Volatility and Information Transmission
Volatility trading in its most concrete form is hedging on the spread between buy and sell prices on a commodity. Increasingly globalized trading has increased volatility. Common triggers for volatility include changes in banking policy, threats of armed uprising near oil wells and gold mines, and threats of political or civil unrest. Most measures of volatility cover historical trend lines; they’re excellent for modeling what happened.  Implied volatility is forward-looking and gets updated very rapidly, nearly in real time. Gold price volatility is historically in the 10-20% range. Certain categories of news, such as national debt crises, and inflationary pressure, as well as bad jobs and retail sales reports, increase that volatility to 60% or more.

 

Strategic Implications
Gold is usually treated as a special commodity.

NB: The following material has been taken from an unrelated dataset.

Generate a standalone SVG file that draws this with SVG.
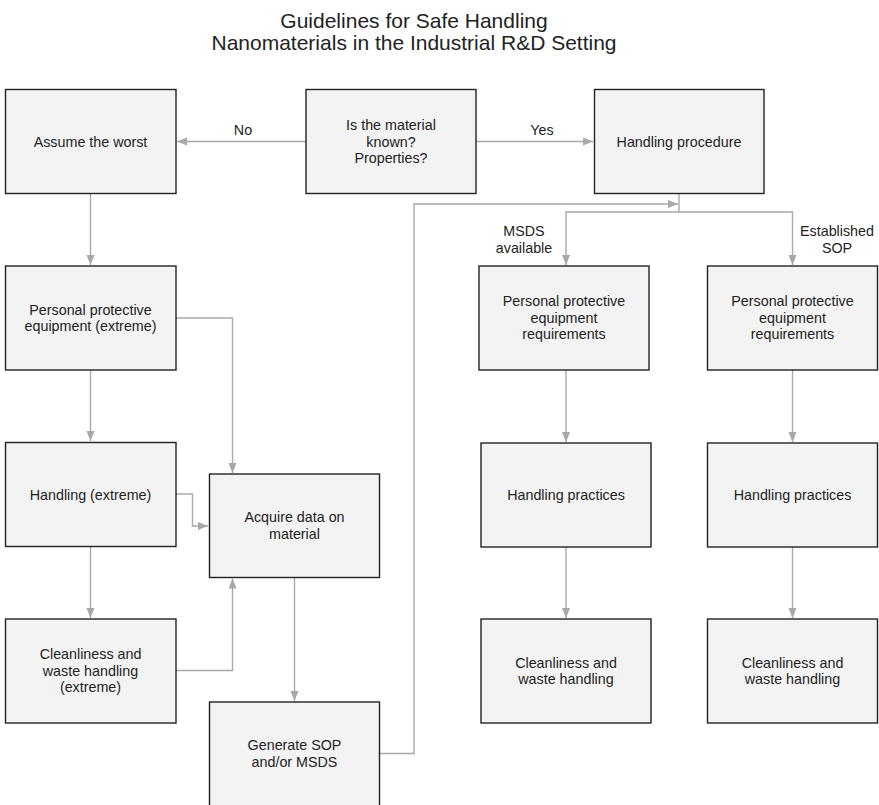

It’s widely regarded as the “safe haven” for traders, and the range of values in gold price volatility reflects this. An IMF paper highlights gold price volatility and its sensitivity In a nutshell, good and bad economic news effects most volatility indexes equally. Gold is nearly unique in that its response to news is much more sensitive to bad economic indicators. For people who trade gold regularly, this conclusion is fairly intuitive, but the IMF paper provides a strong statistical basis for why it happens. The paper alludes to the possibility of significant non-linear effects in the gold market when confidence in inflation indexes passes a certain threshold.

 

When focusing on gold volatility trading, look for bad news indicators. In the U.S. news cycle, government reports on inflation, non-farm payroll numbers, and retail sales numbers. If you’re using gold trading as a commodities hedge, avoid put orders when those reports are scheduled for release, unless you have good reason to believe that those reports will drive the price down. If you’re looking to sell, time your sales for periods corresponding with those reports, at least in current economic climates.

 

As a final note, gold volatility trading is a riskier option in general than just taking a long-view buy-and-hold position on gold itself.